Unexpectedly, he says the same of his spell at Everton, or at least the early part. Although Colin Harvey's more system-oriented approach meant he no longer enjoyed a free rein, his ratio of goals to games was better than at Chelsea. He also played in cup finals for the first time and felt appreciated by supporters.
"My final season there was different because Howard Kendall had taken over and we didn't get on. I assume that he assumed I wasn't a good team man, though maybe he just didn't rate me, which is his prerogative. The shame was that I was 28 and should've been at the peak of my career."
His involvement in the management committee of the players' union (which he later led) may not have enhanced his image with Everton's hierarchy, who were prime movers in the Premier League. "It just so happened," says Nevin, "that when there was a possibility of our going on strike, I got dropped not to the reserves, but the A team. A coincidence, of course!"
The pattern was similar at Tranmere. After three "brilliant" years, during which he won as many Scotland caps (14) as at the two bigger clubs put together, came a fall from favour with John Aldridge and a summer move to the Scottish Cup holders.
"Some managers make simplistic assumptions. They see something that outwardly looks like a non-team thing - e.g. I might not get as pissed as everyone - and assume I don't understand the need to pull together. In fact the importance of the group over the individual was bred into me at an early age. I played for the Celtic Boys Club, where there was an almost Jesuitical, or socialist, sense of `all for one, one for all'."
Team spirit is a subject which the supposed "loner" and Sik, taking on the role of inquisitor, devote much space. "It takes a great manager to build it," Nevin tells me, "yet it's a fragile thing that can be lost easily. One player who may not seem important can turn out to be the linchpin. At Chelsea it was Tony McAndrew - things fell apart after he left."

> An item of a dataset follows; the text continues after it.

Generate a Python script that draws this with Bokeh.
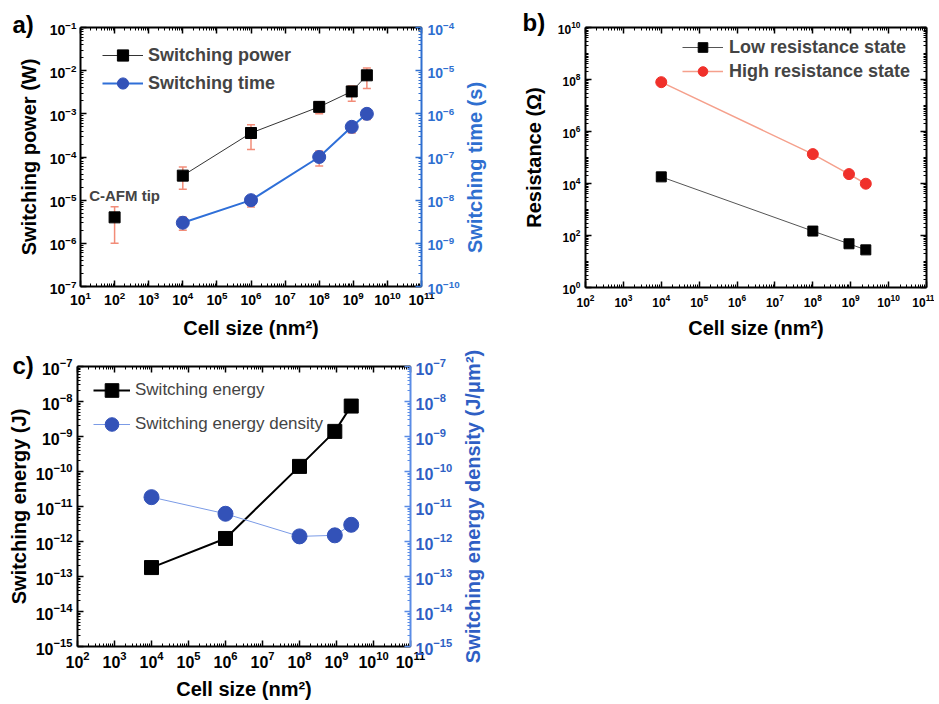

No side he has played in had better camaraderie than Scotland at Euro 92 in Sweden. "There were some great talents in the group before that but they didn't have that unity, possibly because there were bigger egos involved. Though I was in that squad, I felt an outsider, a voyeur.
"While Andy Roxburgh and Craig Brown were very good at tactics and assessing other teams' strengths, the biggest thing both had was the ability to engender group spirit. If a player wasn't going to enhance it, it didn't matter how much the press was shouting for him or how good he was. They were prepared to lose him."
Brown, who launched the teenaged Nevin into senior football when he was in charge of Clyde, is an urbane man with a background in education. However, the Scotland manager confesses he can not drive past a park match without stopping to watch. Playing devil's advocate, I put it to Nevin that he might have achieved more by immersing himself in football rather than extra-curricular distractions.
"If my spare time is spent going to a museum or reading rather than going to the pub or the bookies, what's the difference? But I'll tell you something - throughout my career, at whichever club, no one's spent more time training than me."
Not that "bevvying" is necessarily bad. Despite being a lifelong Celtic fan, Nevin concedes an admiration for the way Rangers have sanctioned the occasional booze-up as therapy for squad "bonding".
Which brings us full circle to the group ethic. For Nevin that now means Kilmarnock, in whose manager, Bobby Williamson, he sees many of the qualities he warmed to in Neal and Brown. "The one I've come to value above all," he states pointedly, "is honesty." A simple starting point, amid all the psychological drama and ballet-hoo of football, to the game of winning minds and hearts.
*Published by Headline, hardback, pounds 15.99.